» TASK TO COMPLETE
Collect every line that includes the string "React".
______
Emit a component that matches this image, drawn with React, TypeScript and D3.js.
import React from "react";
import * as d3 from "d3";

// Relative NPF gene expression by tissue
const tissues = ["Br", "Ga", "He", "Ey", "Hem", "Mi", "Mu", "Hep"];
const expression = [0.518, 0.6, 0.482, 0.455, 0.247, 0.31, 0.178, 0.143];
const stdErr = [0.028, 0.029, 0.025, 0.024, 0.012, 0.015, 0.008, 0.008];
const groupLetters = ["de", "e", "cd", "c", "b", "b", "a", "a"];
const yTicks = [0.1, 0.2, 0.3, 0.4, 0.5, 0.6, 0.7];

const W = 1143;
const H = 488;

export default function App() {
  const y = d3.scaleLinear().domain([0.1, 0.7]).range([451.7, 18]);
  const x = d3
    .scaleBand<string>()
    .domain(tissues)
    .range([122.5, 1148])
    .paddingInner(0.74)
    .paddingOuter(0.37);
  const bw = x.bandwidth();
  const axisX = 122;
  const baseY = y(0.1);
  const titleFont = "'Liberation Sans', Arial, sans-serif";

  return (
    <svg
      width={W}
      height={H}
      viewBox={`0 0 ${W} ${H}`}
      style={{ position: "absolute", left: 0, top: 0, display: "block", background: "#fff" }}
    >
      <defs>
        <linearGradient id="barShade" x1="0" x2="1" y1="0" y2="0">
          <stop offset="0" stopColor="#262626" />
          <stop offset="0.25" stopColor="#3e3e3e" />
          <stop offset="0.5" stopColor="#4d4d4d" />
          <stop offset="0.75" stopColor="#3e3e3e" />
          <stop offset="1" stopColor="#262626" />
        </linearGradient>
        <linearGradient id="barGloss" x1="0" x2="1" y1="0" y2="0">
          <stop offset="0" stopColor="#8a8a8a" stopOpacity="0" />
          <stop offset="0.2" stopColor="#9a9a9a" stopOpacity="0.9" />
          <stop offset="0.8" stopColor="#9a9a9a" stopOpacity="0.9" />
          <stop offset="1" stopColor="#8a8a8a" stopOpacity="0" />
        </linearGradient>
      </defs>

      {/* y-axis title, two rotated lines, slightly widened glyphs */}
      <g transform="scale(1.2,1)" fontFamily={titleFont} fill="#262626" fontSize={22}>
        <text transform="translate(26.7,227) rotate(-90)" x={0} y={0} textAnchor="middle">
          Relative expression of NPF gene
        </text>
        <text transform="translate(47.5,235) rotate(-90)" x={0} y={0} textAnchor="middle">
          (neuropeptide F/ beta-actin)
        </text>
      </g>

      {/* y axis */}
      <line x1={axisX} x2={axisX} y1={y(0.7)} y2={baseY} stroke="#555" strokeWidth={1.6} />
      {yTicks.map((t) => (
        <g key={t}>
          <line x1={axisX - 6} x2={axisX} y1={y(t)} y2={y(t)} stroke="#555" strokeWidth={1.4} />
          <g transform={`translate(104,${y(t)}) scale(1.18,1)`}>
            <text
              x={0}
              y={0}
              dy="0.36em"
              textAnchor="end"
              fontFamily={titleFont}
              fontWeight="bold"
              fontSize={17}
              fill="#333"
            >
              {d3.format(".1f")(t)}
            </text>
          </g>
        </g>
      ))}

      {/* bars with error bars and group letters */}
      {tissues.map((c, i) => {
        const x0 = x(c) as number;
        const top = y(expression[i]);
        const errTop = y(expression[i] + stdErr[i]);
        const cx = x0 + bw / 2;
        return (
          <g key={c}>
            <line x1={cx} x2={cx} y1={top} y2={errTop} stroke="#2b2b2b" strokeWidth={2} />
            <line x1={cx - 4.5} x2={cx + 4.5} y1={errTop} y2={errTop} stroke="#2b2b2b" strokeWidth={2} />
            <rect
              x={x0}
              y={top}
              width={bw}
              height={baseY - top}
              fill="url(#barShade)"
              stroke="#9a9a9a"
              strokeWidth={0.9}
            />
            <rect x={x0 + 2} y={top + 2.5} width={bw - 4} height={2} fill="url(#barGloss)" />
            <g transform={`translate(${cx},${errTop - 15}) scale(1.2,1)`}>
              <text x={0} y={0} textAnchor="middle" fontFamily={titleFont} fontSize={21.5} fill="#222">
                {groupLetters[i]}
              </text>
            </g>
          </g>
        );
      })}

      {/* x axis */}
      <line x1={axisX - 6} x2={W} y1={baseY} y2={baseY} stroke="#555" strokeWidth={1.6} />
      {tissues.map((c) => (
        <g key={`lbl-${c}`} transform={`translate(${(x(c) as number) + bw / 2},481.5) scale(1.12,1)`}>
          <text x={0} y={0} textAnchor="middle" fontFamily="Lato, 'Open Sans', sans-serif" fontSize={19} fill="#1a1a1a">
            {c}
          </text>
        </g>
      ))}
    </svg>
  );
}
______
» PROBLEM SOLUTION
Emit a component that matches this image, drawn with React, TypeScript and D3.js.
import React from "react";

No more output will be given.